We don’t know our own conscious experience

Eric Schwitzgebel reports:

Philosophers since Descartes have been taken with the idea that we know our
own conscious experiences or "phenomenology" directly and with a high
level of certainty.  Although infallibilism in this regard has been under
heavy attack since the 1960’s, philosophers still generally assume that our knowledge
of our own phenomenology is quite good and that, for example, we are extremely
unlikely to be grossly mistaken about our own current phenomenology when we
concentrate extended attention on it.  I argue against this claim.

In "How
Well Do We Know Our Own Conscious Experience? The Case of Human Echolocation
",
Michael S. Gordon and I argue that although there is something it is like for a
human being to echolocate, we have very poor knowledge of the experience of
echolocation.  In "How
Well Do We Know Our Own Conscious Experience? The Case of Imagery
" I
suggest that our knowledge of even something as basic and prevalent as our
visual imagery is surprisingly poor.  In "Why Did
We Think We Dreamed in Black and White?
", I present the common 1950’s
opinion that we dream primarily in black and white as an example of a case in
which people have been grossly mistaken about their own subjective experiences.
("Do People Still Report Dreaming in Black and White?

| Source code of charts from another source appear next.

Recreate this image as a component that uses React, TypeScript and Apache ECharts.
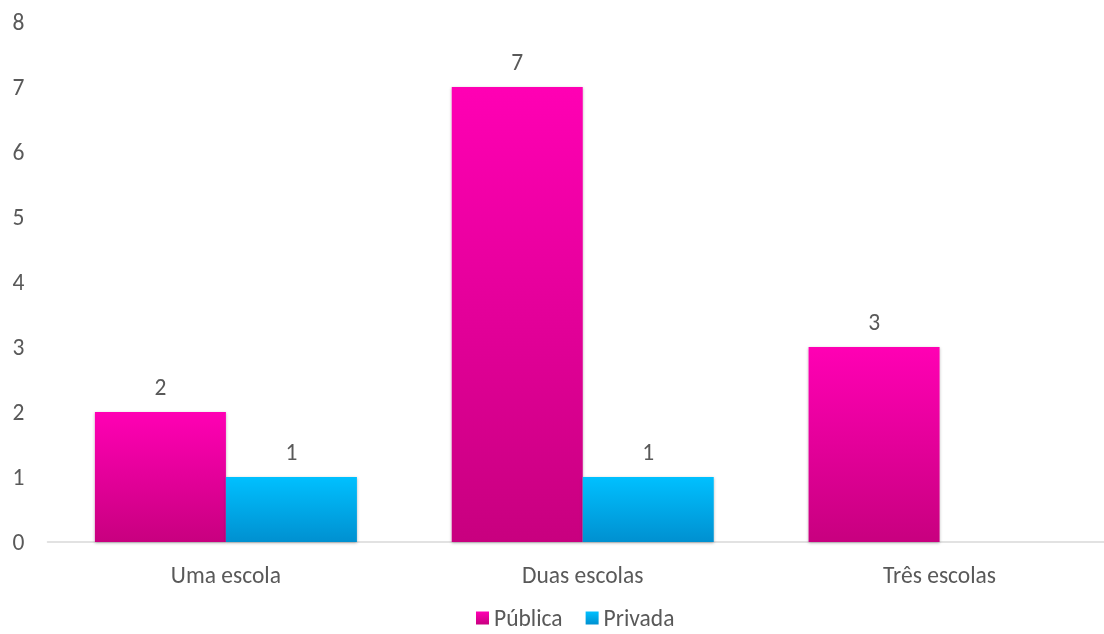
import React, { useEffect, useRef } from "react";
import * as echarts from "echarts";

const categories = ["Uma escola", "Duas escolas", "Três escolas"];
const seriesNames = ["Pública", "Privada"];
const publica = [2, 7, 3];
const privada: (number | null)[] = [1, 1, null];
const yTicks = { min: 0, max: 8, interval: 1 };

const FONT = "'Carlito', 'Open Sans', 'Noto Sans', sans-serif";
const TXT = "#595959";
const FS = 23.5;

const grad = (top: string, bottom: string) =>
  new echarts.graphic.LinearGradient(0, 0, 0, 1, [
    { offset: 0, color: top },
    { offset: 1, color: bottom },
  ]);

export default function App() {
  const ref = useRef<HTMLDivElement>(null);
  useEffect(() => {
    if (!ref.current) return;
    const chart = echarts.init(ref.current, undefined, { renderer: "svg" });
    const label = {
      show: true,
      position: "top" as const,
      distance: 13,
      color: TXT,
      fontSize: FS,
      fontFamily: FONT,
    };
    chart.setOption({
      animation: false,
      grid: { left: 47.5, right: 0, top: 22, bottom: 92, containLabel: false },
      legend: {
        left: 476,
        top: 606,
        padding: 0,
        itemWidth: 13,
        itemHeight: 13,
        itemGap: 23,
        icon: "rect",
        textStyle: { color: TXT, fontSize: FS, fontFamily: FONT },
        data: seriesNames,
      },
      xAxis: {
        type: "category",
        data: categories,
        axisLine: { lineStyle: { color: "#D9D9D9", width: 1.5 } },
        axisTick: { show: false },
        axisLabel: { color: TXT, fontSize: FS, fontFamily: FONT, margin: 21 },
      },
      yAxis: {
        type: "value",
        ...yTicks,
        axisLine: { show: false },
        axisTick: { show: false },
        splitLine: { show: false },
        axisLabel: { color: TXT, fontSize: FS, fontFamily: FONT, margin: 23 },
      },
      series: [
        {
          name: seriesNames[0],
          type: "bar",
          data: publica,
          barWidth: 131,
          barGap: "0%",
          itemStyle: {
            color: grad("#FF00B4", "#C8007F"),
            shadowBlur: 3,
            shadowColor: "rgba(0,0,0,0.3)",
            shadowOffsetY: 1,
          },
          label,
        },
        {
          name: seriesNames[1],
          type: "bar",
          data: privada,
          barWidth: 131,
          barGap: "0%",
          itemStyle: {
            color: grad("#00C0FF", "#0090D0"),
            shadowBlur: 3,
            shadowColor: "rgba(0,0,0,0.3)",
            shadowOffsetY: 1,
          },
          label,
        },
      ],
    });
    return () => chart.dispose();
  }, []);
  return (
    <div
      style={{
        position: "fixed",
        left: 0,
        top: 0,
        width: 1104,
        height: 634,
        overflow: "hidden",
      }}
    >
      <div ref={ref} style={{ width: 1118, height: 634 }} />
    </div>
  );
}
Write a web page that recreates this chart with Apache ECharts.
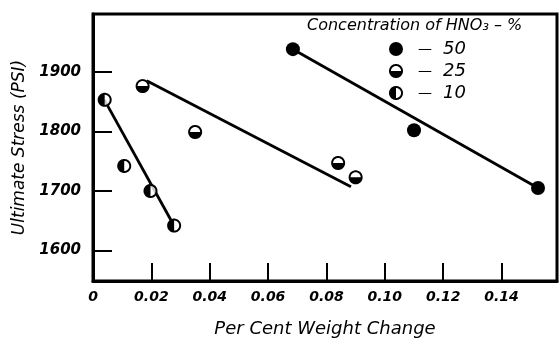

An Attempt to Replicate a Questionnaire from
1942
" provides empirical evidence that popular opinion about the
presence of colors in our dreams has indeed changed since that period.)

"The
Unreliability of Naive Introspection
" provides a brief general overview
of several domains in which introspection of conscious experience appears to be
unreliable.  A more ambitious general paper on this topic is in the works.

"Introspective
Training: Reflections on Titchener’s Lab Manual
" explores, through an
examination of the historical case of E.B. Titchener, the prospects of training
to improve the quality of introspective judgments.  "Difference
Tone Training: A Demonstration Adapted from Titchener’s Experimental Psychology
"
provides the reader the opportunity to train herself in a roughly Titchenerian
way.

I am also working on a book manuscript with Russell T. Hurlburt, a
psychologist at UN Las Vegas and a leading proponent of experience sampling as a
means of generating accurate descriptions of moments of conscious
experience.  The book centers around an edited transcript of a series of
interviews Russ and I jointly conducted with a subject who was wearing a random
beeper and who was asked to take note of her experiences whenever the beeper
went off.  In the course of the interview, Russ and I concretely confront
the question of how much to believe the subject’s reports of randomly selected
moments of her experience.  If her reports are largely accurate, then the
transcripts also provide, in unprecedented detail, a portrait of moments of an
ordinary person’s phenomenology.

Read his home page and blog.  Here is Eric on conjugal love.

Addendum: Will Bryan Caplan take the bait and present his argument that such studies are a priori false because the studies themselves rely on data from consciousness?  Of course this counterargument is wrong.  We can make lots of mistakes, but still hold the capacity to measure some of those mistakes.